(Records from a data collection)

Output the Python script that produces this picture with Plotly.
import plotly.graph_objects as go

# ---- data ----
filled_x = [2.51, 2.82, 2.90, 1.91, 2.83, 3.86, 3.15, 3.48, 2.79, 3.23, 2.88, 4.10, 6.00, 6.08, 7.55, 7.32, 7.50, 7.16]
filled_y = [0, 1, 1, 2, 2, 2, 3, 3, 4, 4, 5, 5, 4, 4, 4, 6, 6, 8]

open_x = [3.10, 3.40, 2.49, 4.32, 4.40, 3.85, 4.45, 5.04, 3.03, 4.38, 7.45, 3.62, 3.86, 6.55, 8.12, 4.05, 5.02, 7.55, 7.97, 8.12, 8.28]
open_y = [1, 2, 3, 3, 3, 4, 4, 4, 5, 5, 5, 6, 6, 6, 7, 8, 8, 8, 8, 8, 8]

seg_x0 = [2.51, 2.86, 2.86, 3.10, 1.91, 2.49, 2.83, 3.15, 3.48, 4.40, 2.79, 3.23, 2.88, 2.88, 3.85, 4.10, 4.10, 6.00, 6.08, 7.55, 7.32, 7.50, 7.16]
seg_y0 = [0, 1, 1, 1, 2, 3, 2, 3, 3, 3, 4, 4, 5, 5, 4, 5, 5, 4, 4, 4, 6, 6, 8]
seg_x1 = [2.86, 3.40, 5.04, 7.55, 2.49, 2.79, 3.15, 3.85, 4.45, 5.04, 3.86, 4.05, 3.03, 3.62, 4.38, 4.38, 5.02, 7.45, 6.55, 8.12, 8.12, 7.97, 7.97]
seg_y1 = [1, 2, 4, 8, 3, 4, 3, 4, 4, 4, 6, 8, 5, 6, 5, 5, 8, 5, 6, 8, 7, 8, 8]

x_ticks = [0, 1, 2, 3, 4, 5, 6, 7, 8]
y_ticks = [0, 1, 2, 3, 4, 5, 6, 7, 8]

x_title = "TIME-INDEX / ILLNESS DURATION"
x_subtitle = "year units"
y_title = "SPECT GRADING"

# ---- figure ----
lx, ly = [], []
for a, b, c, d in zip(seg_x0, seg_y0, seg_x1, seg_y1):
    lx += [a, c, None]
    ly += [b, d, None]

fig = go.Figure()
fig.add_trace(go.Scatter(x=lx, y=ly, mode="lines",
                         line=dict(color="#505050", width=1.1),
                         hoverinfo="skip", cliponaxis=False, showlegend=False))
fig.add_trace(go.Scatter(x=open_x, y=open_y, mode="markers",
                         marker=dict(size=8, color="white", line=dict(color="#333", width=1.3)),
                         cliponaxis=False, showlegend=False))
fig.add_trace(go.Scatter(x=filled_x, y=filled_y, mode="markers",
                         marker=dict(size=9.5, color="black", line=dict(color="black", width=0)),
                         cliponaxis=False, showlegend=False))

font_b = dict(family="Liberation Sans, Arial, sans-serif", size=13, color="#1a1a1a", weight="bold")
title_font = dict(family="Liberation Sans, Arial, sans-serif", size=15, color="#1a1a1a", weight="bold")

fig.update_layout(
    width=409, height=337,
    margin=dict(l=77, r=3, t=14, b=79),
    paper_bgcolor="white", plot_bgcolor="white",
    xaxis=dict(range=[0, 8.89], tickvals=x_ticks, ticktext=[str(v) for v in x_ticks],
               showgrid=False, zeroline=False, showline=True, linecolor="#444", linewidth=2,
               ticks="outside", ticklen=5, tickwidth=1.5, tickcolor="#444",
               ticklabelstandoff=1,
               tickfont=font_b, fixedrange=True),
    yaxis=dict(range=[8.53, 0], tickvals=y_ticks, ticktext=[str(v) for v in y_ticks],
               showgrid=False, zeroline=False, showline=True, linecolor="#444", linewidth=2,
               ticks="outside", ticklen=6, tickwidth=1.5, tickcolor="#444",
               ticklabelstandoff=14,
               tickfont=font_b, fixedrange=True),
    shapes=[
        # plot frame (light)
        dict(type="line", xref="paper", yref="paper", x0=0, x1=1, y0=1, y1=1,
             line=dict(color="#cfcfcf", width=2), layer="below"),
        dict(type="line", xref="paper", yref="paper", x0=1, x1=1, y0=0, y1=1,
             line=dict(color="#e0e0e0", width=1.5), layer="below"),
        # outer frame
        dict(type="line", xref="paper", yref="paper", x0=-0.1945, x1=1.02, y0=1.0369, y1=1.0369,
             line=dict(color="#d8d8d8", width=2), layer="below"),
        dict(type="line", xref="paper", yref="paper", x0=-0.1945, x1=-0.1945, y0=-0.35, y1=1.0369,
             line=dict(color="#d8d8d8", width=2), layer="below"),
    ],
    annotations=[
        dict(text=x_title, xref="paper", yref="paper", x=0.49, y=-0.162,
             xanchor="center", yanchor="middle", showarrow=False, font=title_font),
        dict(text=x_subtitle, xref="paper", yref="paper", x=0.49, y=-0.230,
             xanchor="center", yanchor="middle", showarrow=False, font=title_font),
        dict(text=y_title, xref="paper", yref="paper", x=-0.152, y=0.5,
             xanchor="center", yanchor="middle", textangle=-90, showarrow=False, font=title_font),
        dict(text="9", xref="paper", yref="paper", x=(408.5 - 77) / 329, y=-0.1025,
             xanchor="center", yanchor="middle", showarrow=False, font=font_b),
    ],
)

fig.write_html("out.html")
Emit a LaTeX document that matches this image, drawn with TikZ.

* **SHORT PROBLEM**
Return all of the entries word for word.

* **RESULT OF THE EXERCISE**
Output the Python script that produces this picture with Plotly.
import plotly.graph_objects as go

# ---- data ----
filled_x = [2.51, 2.82, 2.90, 1.91, 2.83, 3.86, 3.15, 3.48, 2.79, 3.23, 2.88, 4.10, 6.00, 6.08, 7.55, 7.32, 7.50, 7.16]
filled_y = [0, 1, 1, 2, 2, 2, 3, 3, 4, 4, 5, 5, 4, 4, 4, 6, 6, 8]

open_x = [3.10, 3.40, 2.49, 4.32, 4.40, 3.85, 4.45, 5.04, 3.03, 4.38, 7.45, 3.62, 3.86, 6.55, 8.12, 4.05, 5.02, 7.55, 7.97, 8.12, 8.28]
open_y = [1, 2, 3, 3, 3, 4, 4, 4, 5, 5, 5, 6, 6, 6, 7, 8, 8, 8, 8, 8, 8]

seg_x0 = [2.51, 2.86, 2.86, 3.10, 1.91, 2.49, 2.83, 3.15, 3.48, 4.40, 2.79, 3.23, 2.88, 2.88, 3.85, 4.10, 4.10, 6.00, 6.08, 7.55, 7.32, 7.50, 7.16]
seg_y0 = [0, 1, 1, 1, 2, 3, 2, 3, 3, 3, 4, 4, 5, 5, 4, 5, 5, 4, 4, 4, 6, 6, 8]
seg_x1 = [2.86, 3.40, 5.04, 7.55, 2.49, 2.79, 3.15, 3.85, 4.45, 5.04, 3.86, 4.05, 3.03, 3.62, 4.38, 4.38, 5.02, 7.45, 6.55, 8.12, 8.12, 7.97, 7.97]
seg_y1 = [1, 2, 4, 8, 3, 4, 3, 4, 4, 4, 6, 8, 5, 6, 5, 5, 8, 5, 6, 8, 7, 8, 8]

x_ticks = [0, 1, 2, 3, 4, 5, 6, 7, 8]
y_ticks = [0, 1, 2, 3, 4, 5, 6, 7, 8]

x_title = "TIME-INDEX / ILLNESS DURATION"
x_subtitle = "year units"
y_title = "SPECT GRADING"

# ---- figure ----
lx, ly = [], []
for a, b, c, d in zip(seg_x0, seg_y0, seg_x1, seg_y1):
    lx += [a, c, None]
    ly += [b, d, None]

fig = go.Figure()
fig.add_trace(go.Scatter(x=lx, y=ly, mode="lines",
                         line=dict(color="#505050", width=1.1),
                         hoverinfo="skip", cliponaxis=False, showlegend=False))
fig.add_trace(go.Scatter(x=open_x, y=open_y, mode="markers",
                         marker=dict(size=8, color="white", line=dict(color="#333", width=1.3)),
                         cliponaxis=False, showlegend=False))
fig.add_trace(go.Scatter(x=filled_x, y=filled_y, mode="markers",
                         marker=dict(size=9.5, color="black", line=dict(color="black", width=0)),
                         cliponaxis=False, showlegend=False))

font_b = dict(family="Liberation Sans, Arial, sans-serif", size=13, color="#1a1a1a", weight="bold")
title_font = dict(family="Liberation Sans, Arial, sans-serif", size=15, color="#1a1a1a", weight="bold")

fig.update_layout(
    width=409, height=337,
    margin=dict(l=77, r=3, t=14, b=79),
    paper_bgcolor="white", plot_bgcolor="white",
    xaxis=dict(range=[0, 8.89], tickvals=x_ticks, ticktext=[str(v) for v in x_ticks],
               showgrid=False, zeroline=False, showline=True, linecolor="#444", linewidth=2,
               ticks="outside", ticklen=5, tickwidth=1.5, tickcolor="#444",
               ticklabelstandoff=1,
               tickfont=font_b, fixedrange=True),
    yaxis=dict(range=[8.53, 0], tickvals=y_ticks, ticktext=[str(v) for v in y_ticks],
               showgrid=False, zeroline=False, showline=True, linecolor="#444", linewidth=2,
               ticks="outside", ticklen=6, tickwidth=1.5, tickcolor="#444",
               ticklabelstandoff=14,
               tickfont=font_b, fixedrange=True),
    shapes=[
        # plot frame (light)
        dict(type="line", xref="paper", yref="paper", x0=0, x1=1, y0=1, y1=1,
             line=dict(color="#cfcfcf", width=2), layer="below"),
        dict(type="line", xref="paper", yref="paper", x0=1, x1=1, y0=0, y1=1,
             line=dict(color="#e0e0e0", width=1.5), layer="below"),
        # outer frame
        dict(type="line", xref="paper", yref="paper", x0=-0.1945, x1=1.02, y0=1.0369, y1=1.0369,
             line=dict(color="#d8d8d8", width=2), layer="below"),
        dict(type="line", xref="paper", yref="paper", x0=-0.1945, x1=-0.1945, y0=-0.35, y1=1.0369,
             line=dict(color="#d8d8d8", width=2), layer="below"),
    ],
    annotations=[
        dict(text=x_title, xref="paper", yref="paper", x=0.49, y=-0.162,
             xanchor="center", yanchor="middle", showarrow=False, font=title_font),
        dict(text=x_subtitle, xref="paper", yref="paper", x=0.49, y=-0.230,
             xanchor="center", yanchor="middle", showarrow=False, font=title_font),
        dict(text=y_title, xref="paper", yref="paper", x=-0.152, y=0.5,
             xanchor="center", yanchor="middle", textangle=-90, showarrow=False, font=title_font),
        dict(text="9", xref="paper", yref="paper", x=(408.5 - 77) / 329, y=-0.1025,
             xanchor="center", yanchor="middle", showarrow=False, font=font_b),
    ],
)

fig.write_html("out.html")
Emit a LaTeX document that matches this image, drawn with TikZ.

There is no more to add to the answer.